Fame star Barry Miller remembers Alan Parker: 'He changed my career, almost instantaneously'

The Tony-award winning actor, who played Ralph Garcia in Parker’s 1980 hit, looks back at a collaboration which was fraught, fruitful – and life-changing

• ‘We were dancing on cars in the epicentre of porn and filth!’ An oral history of Fame, 40 years on.

My relationship with Alan Parker was the most important and seminal experience of my youth. He understood me in a way that very few people had the ability to ascertain at that time. Working together as we did was difficult, it was tumultuous; our personalities often clashed or were brutally misaligned.

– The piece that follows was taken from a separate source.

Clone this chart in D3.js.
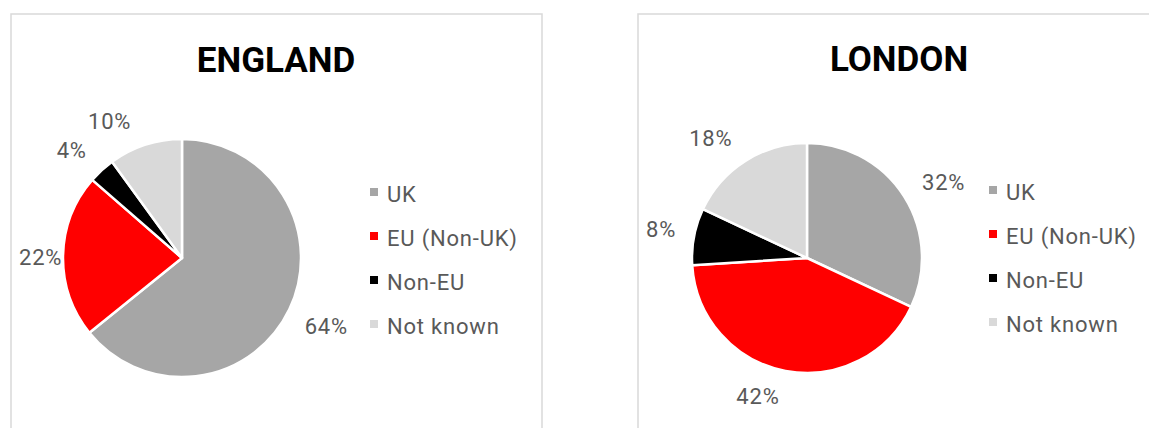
<!DOCTYPE html>
<html>
<head>
<meta charset="utf-8">
<script src="https://cdn.jsdelivr.net/npm/d3@7"></script>
<style>
  html, body { margin: 0; padding: 0; background: #fff; }
  svg { display: block; }
</style>
</head>
<body>
<svg id="chart" width="1149" height="428"></svg>
<script>
// ---- DATA ----
const categories = ["UK", "EU (Non-UK)", "Non-EU", "Not known"];
const titles = ["ENGLAND", "LONDON"];
const englandValues = [64.2, 22.2, 3.6, 10.0];
const londonValues = [32, 42, 8, 18];
const englandLabels = ["64%", "22%", "4%", "10%"];
const londonLabels = ["32%", "42%", "8%", "18%"];
const colors = ["#a6a6a6", "#ff0000", "#000000", "#d9d9d9"];

// ---- LAYOUT (positions only) ----
const panels = [
  { x: 11, y: 14, w: 531, cx: 182, cy: 258, r: 119, titleX: 276, titleY: 72, legX: 370, legY: 202, nudge: [0, -1, -3.5, -10] },
  { x: 638, y: 14, w: 531, cx: 807, cy: 258, r: 115, titleX: 899, titleY: 71, legX: 989, legY: 200, nudge: [3.7, 8.6, 0, -6.6] }
];
const series = [englandValues, londonValues];
const labelSets = [englandLabels, londonLabels];

const svg = d3.select("#chart");
const color = d3.scaleOrdinal().domain(categories).range(colors);
const pie = d3.pie().sort(null).value(d => d.v);
const textColor = "#595959";
const fontFam = "Roboto, 'DejaVu Sans', sans-serif";

panels.forEach((p, i) => {
  const g = svg.append("g");
  g.append("rect")
    .attr("x", p.x).attr("y", p.y).attr("width", p.w).attr("height", 440)
    .attr("fill", "#fff").attr("stroke", "#d9d9d9").attr("stroke-width", 1.5);

  g.append("text")
    .attr("x", p.titleX).attr("y", p.titleY)
    .attr("text-anchor", "middle")
    .attr("font-family", fontFam).attr("font-weight", 700).attr("font-size", 35)
    .attr("fill", "#000")
    .text(titles[i]);

  const data = categories.map((c, k) => ({ c, v: series[i][k], label: labelSets[i][k] }));
  const arcs = pie(data);
  const arc = d3.arc().innerRadius(0).outerRadius(p.r);

  const pg = g.append("g").attr("transform", `translate(${p.cx},${p.cy})`);
  pg.selectAll("path").data(arcs).join("path")
    .attr("d", arc)
    .attr("fill", d => color(d.data.c))
    .attr("stroke", "#fff").attr("stroke-width", 2.5).attr("stroke-linejoin", "round");

  // labels: outside end, box edge touches r+gap along mid angle
  const gap = 18, fs = 22, capH = 16;
  arcs.forEach((a, k) => {
    const t = pg.append("text")
      .attr("font-family", fontFam).attr("font-size", fs)
      .attr("letter-spacing", "0.8px")
      .attr("fill", textColor)
      .attr("text-anchor", "middle")
      .text(a.data.label);
    const w = t.node().getComputedTextLength();
    const ang = (a.startAngle + a.endAngle) / 2 + p.nudge[k] * Math.PI / 180;
    const ux = Math.sin(ang), uy = -Math.cos(ang);
    const d = p.r + gap + Math.abs(ux) * w / 2 + Math.abs(uy) * capH / 2;
    let cx = ux * d, cy = uy * d;
    // clamp inside panel (8px margin)
    const minX = p.x + 8 - p.cx + w / 2;
    if (cx < minX) cx = minX;
    t.attr("x", cx).attr("y", cy + capH / 2 - 1);
  });

  // legend
  const lg = g.append("g");
  categories.forEach((c, k) => {
    const y = p.legY + k * 44;
    lg.append("rect")
      .attr("x", p.legX).attr("y", y - 14).attr("width", 8).attr("height", 8)
      .attr("fill", color(c));
    lg.append("text")
      .attr("x", p.legX + 17).attr("y", y)
      .attr("font-family", fontFam).attr("font-size", 22)
      .attr("letter-spacing", "0.8px")
      .attr("fill", textColor)
      .text(c);
  });
});
</script>
</body>
</html>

But he fundamentally knew what he could extract out of my aspirations for myself. And he alone enabled me to rise to a level of critical acclaim that changed the entire course of my career, almost instantaneously.

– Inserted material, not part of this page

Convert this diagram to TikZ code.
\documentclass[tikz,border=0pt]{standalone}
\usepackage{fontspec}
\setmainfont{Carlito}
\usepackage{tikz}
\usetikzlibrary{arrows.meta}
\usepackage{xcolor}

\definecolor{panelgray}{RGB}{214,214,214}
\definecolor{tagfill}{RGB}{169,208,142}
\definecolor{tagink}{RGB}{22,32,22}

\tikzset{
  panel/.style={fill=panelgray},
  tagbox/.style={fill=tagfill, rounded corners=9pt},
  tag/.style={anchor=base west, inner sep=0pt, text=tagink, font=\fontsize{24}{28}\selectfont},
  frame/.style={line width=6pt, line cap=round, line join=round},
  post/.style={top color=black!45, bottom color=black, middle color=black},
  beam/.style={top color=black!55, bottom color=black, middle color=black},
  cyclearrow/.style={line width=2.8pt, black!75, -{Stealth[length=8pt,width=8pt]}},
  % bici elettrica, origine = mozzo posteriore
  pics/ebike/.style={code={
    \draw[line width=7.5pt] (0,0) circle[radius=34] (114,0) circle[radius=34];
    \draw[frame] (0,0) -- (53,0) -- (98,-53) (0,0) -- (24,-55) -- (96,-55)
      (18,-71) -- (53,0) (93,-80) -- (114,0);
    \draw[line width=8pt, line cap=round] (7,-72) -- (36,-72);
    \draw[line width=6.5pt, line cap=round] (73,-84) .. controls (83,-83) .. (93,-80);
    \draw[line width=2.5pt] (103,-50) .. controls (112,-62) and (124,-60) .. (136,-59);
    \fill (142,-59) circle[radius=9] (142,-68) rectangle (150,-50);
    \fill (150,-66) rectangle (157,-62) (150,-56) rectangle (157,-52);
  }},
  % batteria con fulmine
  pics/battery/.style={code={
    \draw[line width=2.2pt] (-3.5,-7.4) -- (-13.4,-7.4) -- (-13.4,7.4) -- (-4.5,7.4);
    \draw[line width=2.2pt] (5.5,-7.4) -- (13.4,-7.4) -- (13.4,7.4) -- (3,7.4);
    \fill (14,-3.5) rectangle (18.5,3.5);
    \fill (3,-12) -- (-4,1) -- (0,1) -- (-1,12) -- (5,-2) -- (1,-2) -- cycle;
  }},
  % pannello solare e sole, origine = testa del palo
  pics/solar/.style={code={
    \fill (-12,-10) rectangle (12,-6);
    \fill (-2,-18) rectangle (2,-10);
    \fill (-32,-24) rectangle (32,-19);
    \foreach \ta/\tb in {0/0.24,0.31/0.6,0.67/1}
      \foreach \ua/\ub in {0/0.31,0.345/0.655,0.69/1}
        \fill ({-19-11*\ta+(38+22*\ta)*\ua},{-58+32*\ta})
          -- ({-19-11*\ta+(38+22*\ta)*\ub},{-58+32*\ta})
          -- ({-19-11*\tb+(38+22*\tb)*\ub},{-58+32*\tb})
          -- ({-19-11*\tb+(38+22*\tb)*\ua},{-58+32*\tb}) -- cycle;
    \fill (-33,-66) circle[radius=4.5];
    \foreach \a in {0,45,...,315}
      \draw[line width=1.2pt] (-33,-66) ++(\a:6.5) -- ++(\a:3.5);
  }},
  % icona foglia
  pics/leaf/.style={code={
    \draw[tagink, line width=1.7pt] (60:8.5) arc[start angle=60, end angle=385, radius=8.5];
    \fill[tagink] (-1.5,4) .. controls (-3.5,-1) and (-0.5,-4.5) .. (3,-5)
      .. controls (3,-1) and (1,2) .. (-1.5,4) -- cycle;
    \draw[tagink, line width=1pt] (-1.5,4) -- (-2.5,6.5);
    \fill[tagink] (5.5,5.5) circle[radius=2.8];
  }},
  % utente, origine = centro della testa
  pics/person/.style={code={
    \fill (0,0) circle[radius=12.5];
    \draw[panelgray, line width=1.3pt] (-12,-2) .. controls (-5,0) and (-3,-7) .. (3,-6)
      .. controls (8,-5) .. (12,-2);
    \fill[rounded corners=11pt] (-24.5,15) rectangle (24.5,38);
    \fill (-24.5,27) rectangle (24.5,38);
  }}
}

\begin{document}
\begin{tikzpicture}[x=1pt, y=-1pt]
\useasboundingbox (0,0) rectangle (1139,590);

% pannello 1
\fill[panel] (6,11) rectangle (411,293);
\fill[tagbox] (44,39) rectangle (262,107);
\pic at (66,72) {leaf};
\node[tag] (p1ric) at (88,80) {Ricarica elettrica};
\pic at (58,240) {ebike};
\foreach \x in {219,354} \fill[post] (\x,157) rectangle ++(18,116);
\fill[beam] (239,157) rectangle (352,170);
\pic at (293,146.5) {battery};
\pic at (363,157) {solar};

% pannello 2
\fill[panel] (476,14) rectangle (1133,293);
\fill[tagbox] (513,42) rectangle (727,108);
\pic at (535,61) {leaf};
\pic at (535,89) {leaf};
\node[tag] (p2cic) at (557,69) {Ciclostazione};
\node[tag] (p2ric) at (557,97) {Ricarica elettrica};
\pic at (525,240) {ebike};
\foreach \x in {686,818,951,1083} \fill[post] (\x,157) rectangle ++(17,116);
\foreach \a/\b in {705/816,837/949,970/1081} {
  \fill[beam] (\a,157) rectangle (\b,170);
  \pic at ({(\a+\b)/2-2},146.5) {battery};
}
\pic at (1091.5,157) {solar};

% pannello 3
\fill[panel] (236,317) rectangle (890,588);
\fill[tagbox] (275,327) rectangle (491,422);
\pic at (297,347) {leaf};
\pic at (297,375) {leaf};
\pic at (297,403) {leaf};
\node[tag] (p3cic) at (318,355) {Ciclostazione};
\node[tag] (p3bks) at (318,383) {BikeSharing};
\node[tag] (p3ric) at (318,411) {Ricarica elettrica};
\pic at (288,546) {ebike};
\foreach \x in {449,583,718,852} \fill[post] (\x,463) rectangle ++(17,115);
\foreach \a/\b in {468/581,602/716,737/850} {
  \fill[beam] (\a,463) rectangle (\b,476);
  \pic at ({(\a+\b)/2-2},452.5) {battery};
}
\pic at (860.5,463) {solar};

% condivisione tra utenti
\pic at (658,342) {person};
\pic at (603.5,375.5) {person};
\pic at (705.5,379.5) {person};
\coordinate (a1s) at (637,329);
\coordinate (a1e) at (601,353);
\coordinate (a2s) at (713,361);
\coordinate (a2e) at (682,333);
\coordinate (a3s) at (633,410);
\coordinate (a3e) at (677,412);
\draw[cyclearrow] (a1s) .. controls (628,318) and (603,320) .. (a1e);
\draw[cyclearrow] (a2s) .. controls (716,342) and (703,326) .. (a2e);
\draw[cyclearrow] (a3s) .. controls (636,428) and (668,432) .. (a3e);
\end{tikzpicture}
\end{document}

Alan was a major film-maker, who consistently sought to make movies that were in the tradition of his legendary mentor Fred Zinnemann, the Oscar-winning Austrian director who gave revolutionary actors such as Marlon Brando and Montgomery Clift their first leading roles in motion pictures in the early 1950s. He was also one of the last of the truly epic British stylists and auteurs who managed to combine serious subject matter with wide commercial appeal in a Hollywood that harboured him in the years before corporate takeovers sullied any future opportunities for a strong individual voice, such as Alan’s, to create a potent and culture-changing combination of the two.

Art and commerce were never at odds in his work. A singular thread runs throughout the fabric of the constantly oppressive and decaying worlds that he created on screen; a vividly-coloured strand of passionate rebellion and opposition set against the dull and entrenched banalities of everyday life. This was often manifested through an actor’s most uncompromising and ferocious emotions.